Deferoxamine Treatment Decreases Levels Of Reactive Oxygen Species And Cellular Apoptosis In Irradiated Skin
Abra H. Shen, SB, Sandeep Adem, MS, Nestor M. Diaz Deleon, Mimi R. Borrelli, MBBS, MSc, Harsh N. Shah, MPH, Ankit Salhotra, BS, Michael T. Longaker, MD, MBA, Geoffrey C. Gurtner, MD, Derrick C. Wan, MD.
Department of Surgery, Division of Plastic Surgery, Hagey Laboratory for Pediatric Regenerative Medicine, Stanford University School of Medicine, Stanford, CA, USA.
PURPOSE: Radiation therapy is a cornerstone of oncologic treatment. Unfortunately, radiation can lead to pain and ulceration in the acute phase, as well as stiffness and fibrosis in the chronic phase.
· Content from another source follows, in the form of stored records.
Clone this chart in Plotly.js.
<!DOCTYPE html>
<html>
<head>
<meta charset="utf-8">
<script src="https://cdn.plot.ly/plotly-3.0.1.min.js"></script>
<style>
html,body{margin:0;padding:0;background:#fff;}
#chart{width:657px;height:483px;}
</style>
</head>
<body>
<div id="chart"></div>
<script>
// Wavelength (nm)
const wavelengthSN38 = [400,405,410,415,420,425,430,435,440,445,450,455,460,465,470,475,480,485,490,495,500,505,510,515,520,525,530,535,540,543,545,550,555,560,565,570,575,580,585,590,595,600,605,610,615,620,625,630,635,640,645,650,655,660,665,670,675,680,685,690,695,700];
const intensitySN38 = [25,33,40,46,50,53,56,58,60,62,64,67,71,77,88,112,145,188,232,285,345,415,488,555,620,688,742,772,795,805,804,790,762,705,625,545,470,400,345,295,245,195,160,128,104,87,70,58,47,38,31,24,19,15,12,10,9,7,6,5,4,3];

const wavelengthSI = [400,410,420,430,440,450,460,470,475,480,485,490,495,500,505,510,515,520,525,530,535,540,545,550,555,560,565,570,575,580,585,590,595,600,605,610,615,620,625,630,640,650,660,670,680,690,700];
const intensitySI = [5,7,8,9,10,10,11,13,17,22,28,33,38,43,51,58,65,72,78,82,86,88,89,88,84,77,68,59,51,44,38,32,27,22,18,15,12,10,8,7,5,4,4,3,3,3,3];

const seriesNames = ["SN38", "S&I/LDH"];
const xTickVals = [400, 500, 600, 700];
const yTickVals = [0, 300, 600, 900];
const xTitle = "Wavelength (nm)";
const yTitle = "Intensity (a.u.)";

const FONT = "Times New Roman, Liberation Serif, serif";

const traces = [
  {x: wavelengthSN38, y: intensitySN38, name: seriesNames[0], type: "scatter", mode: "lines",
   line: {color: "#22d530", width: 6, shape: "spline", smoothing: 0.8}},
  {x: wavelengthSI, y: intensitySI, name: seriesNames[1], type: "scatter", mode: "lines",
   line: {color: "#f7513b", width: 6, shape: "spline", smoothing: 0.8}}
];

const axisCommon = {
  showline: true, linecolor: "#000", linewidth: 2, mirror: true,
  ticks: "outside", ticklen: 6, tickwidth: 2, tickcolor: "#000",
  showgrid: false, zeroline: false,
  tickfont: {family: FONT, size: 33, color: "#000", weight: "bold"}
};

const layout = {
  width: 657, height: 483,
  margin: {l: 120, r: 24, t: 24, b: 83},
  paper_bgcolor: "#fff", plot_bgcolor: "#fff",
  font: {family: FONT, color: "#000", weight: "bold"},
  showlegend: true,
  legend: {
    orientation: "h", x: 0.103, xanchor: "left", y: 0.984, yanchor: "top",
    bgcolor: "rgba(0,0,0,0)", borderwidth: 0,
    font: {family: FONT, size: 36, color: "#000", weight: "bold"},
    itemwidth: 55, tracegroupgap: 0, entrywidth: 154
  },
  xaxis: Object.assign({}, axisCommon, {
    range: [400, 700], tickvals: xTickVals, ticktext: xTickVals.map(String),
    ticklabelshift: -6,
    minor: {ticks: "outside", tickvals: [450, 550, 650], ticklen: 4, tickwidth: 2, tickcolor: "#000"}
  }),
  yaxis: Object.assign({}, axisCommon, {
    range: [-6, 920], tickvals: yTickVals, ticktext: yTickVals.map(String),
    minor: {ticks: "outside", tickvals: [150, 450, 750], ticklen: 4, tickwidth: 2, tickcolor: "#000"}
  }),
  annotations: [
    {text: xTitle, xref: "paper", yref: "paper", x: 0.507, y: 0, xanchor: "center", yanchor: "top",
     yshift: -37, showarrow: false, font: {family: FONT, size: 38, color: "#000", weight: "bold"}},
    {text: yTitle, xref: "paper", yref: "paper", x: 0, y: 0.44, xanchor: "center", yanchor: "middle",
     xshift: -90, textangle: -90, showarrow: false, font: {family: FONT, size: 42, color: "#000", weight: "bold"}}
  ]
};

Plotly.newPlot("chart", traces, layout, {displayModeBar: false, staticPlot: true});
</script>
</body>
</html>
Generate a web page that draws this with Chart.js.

Deferoxamine (DFO) is an FDA approved iron chelator that has been shown to increase skin vascularization by stabilizing hypoxia-inducible factor 1-alpha levels and improve radiation-induced fibrosis. However, it is unclear whether there are other mechanisms underlying the therapeutic effects that DFO exhibits on the skin. Previous work has shown that DFO delivered transdermally improves healing in diabetic ulcer wounds by decreasing oxidative stress and cellular apoptosis. This study evaluates the effects of transdermal DFO on reactive oxygen species and cell death in the context of irradiation (IR) to skin.
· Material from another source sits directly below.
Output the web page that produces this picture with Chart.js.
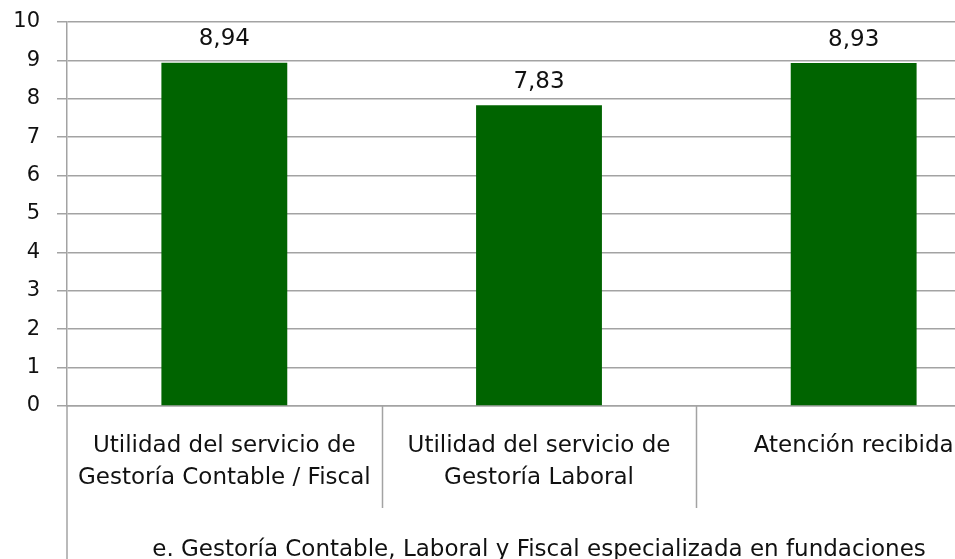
<!DOCTYPE html>
<html>
<head>
<title>Gestoría</title>
<style>
    html, body { margin: 0; padding: 0; overflow: hidden; background: #fff; }
    #wrap { width: 1020px; height: 580px; }
</style>
</head>
<body>

<div id="wrap">
    <canvas id="myChart" width="1020" height="580"></canvas>
</div>

<script src="https://cdn.jsdelivr.net/npm/chart.js"></script>

<script>

    const categories = [
        ['Utilidad del servicio de', 'Gestoría Contable / Fiscal'],
        ['Utilidad del servicio de', 'Gestoría Laboral'],
        ['Atención recibida']
    ];
    const valores = [8.94, 7.83, 8.93];
    const grupo = 'e. Gestoría Contable, Laboral y Fiscal especializada en fundaciones';

    const fuente = 'DejaVu Sans, Verdana, sans-serif';
    const gris = '#a3a3a3';

    // numeros encima de las barras
    const etiquetas = {
        id: 'etiquetas',
        afterDatasetsDraw(chart) {
            const ctx = chart.ctx;
            ctx.save();
            ctx.font = '23px ' + fuente;
            ctx.fillStyle = '#111';
            ctx.textAlign = 'center';
            ctx.textBaseline = 'bottom';
            chart.getDatasetMeta(0).data.forEach((bar, i) => {
                ctx.fillText(valores[i].toFixed(2).replace('.', ','), bar.x, bar.y - 12);
            });
            ctx.restore();
        }
    };

    // separadores de categorias y linea del grupo
    const separadores = {
        id: 'separadores',
        afterDraw(chart) {
            const ctx = chart.ctx;
            const x = chart.scales.x;
            const area = chart.chartArea;
            const paso = (x.right - x.left) / categories.length;
            ctx.save();
            ctx.strokeStyle = gris;
            ctx.lineWidth = 1.5;
            for (let i = 1; i < categories.length; i++) {
                const px = Math.round(x.left + paso * i) + 0.5;
                ctx.beginPath();
                ctx.moveTo(px, area.bottom);
                ctx.lineTo(px, area.bottom + 102);
                ctx.stroke();
            }
            ctx.beginPath();
            ctx.moveTo(area.left, area.bottom);
            ctx.lineTo(area.left, chart.height);
            ctx.stroke();
            ctx.restore();
        }
    };

    const ctx = document.getElementById('myChart');

    const config = {
        type: 'bar',
        data: {
            labels: categories,
            datasets: [{
                data: valores,
                backgroundColor: '#006400',
                barPercentage: 0.8,
                categoryPercentage: 0.5
            }]
        },
        options: {
            responsive: false,
            animation: false,
            layout: { padding: { top: 22, left: 0, right: 9, bottom: 0 } },
            plugins: {
                legend: { display: false },
                tooltip: { enabled: false }
            },
            scales: {
                x: {
                    grid: { display: false },
                    border: { color: gris, width: 1.5 },
                    ticks: {
                        color: '#111',
                        font: { family: fuente, size: 23, lineHeight: 1.35 },
                        padding: 17,
                        maxRotation: 0,
                        autoSkip: false
                    },
                    title: {
                        display: true,
                        text: grupo,
                        color: '#111',
                        font: { family: fuente, size: 23 },
                        padding: { top: 0, bottom: 16 }
                    },
                    afterFit(scale) {
                        scale.height = 174;
                        scale.paddingTop = 0;
                        scale.paddingBottom = 0;
                    }
                },
                y: {
                    min: 0,
                    max: 10,
                    grid: { color: gris, lineWidth: 1.5, tickLength: 10 },
                    border: { color: gris, width: 1.5 },
                    ticks: {
                        stepSize: 1,
                        color: '#111',
                        font: { family: fuente, size: 21 },
                        padding: 17
                    },
                    afterFit(scale) {
                        scale.width = 67;
                        scale.paddingTop = 0;
                        scale.paddingBottom = 0;
                    }
                }
            }
        },
        plugins: [etiquetas, separadores]
    };

    new Chart(ctx, config);

</script>

</body>
</html>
METHODS: CD-1 nude immunodeficient mice (n=8) were randomized to one of two conditions: 1. Control patch (IR only) (n=4) and 2. DFO patch (n=4) (Figure 1A). The study period consisted of a 14-day pre-IR period, followed by a 12-day course of fractionated IR which delivered a total of 30 Gray to all mice. The control group received patches without DFO and the DFO group received patches containing DFO throughout the experiment with patches changed daily (Figure 1B). Mouse scalp skin was harvested one day after the completion of IR. Tissue samples were either fixed in 4% PFA, snap frozen in OCT, or directly stored at -80°C. Fixed samples were embedded in paraffin, sectioned, and stained for iron with Prussian blue. Snap frozen samples were cryosectioned at 10um, mounted, stained with dihydroethidium (DHE), and imaged with confocal microscopy. DHE detects reactive oxygen species. Stored samples were mechanically homogenized and enzyme-linked immunosorbent assays (ELISAs) were performed to measure levels of human Bax and Cleaved Caspase-3, markers of apoptosis.
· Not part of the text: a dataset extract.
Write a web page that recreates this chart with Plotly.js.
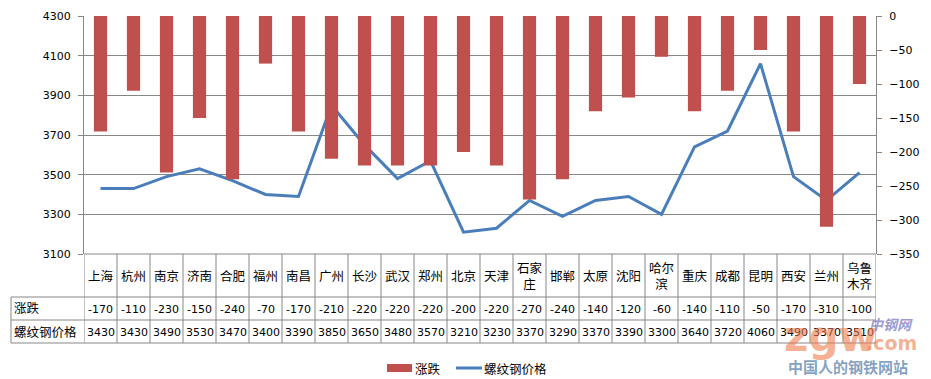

RESULTS: Treatment with DFO was associated with decreased levels of iron in the skin, confirming DFO’s role as an iron chelator. DHE fluorescence was more intense in the control patch group than in the DFO patch group (***p<0.0001), indicating that ROS generation decreased with DFO treatment (Figure 1C). Similarly, apoptosis was highest in the control group and lowest in the DFO group as shown by higher human Bax protein (*p=0.028, Figure 1D, left) and Cleaved Caspase-3 (**p=0.0038) levels (Figure 1D, right).
CONCLUSIONS: DFO delivered transdermally leads to a dose-dependent decrease in reactive oxygen species and apoptotic markers. These results provide further insight into the mechanisms underlying its restorative effects on irradiated skin. Future work will investigate the relationship of reactive oxygen species and fibroblast subpopulations in the skin.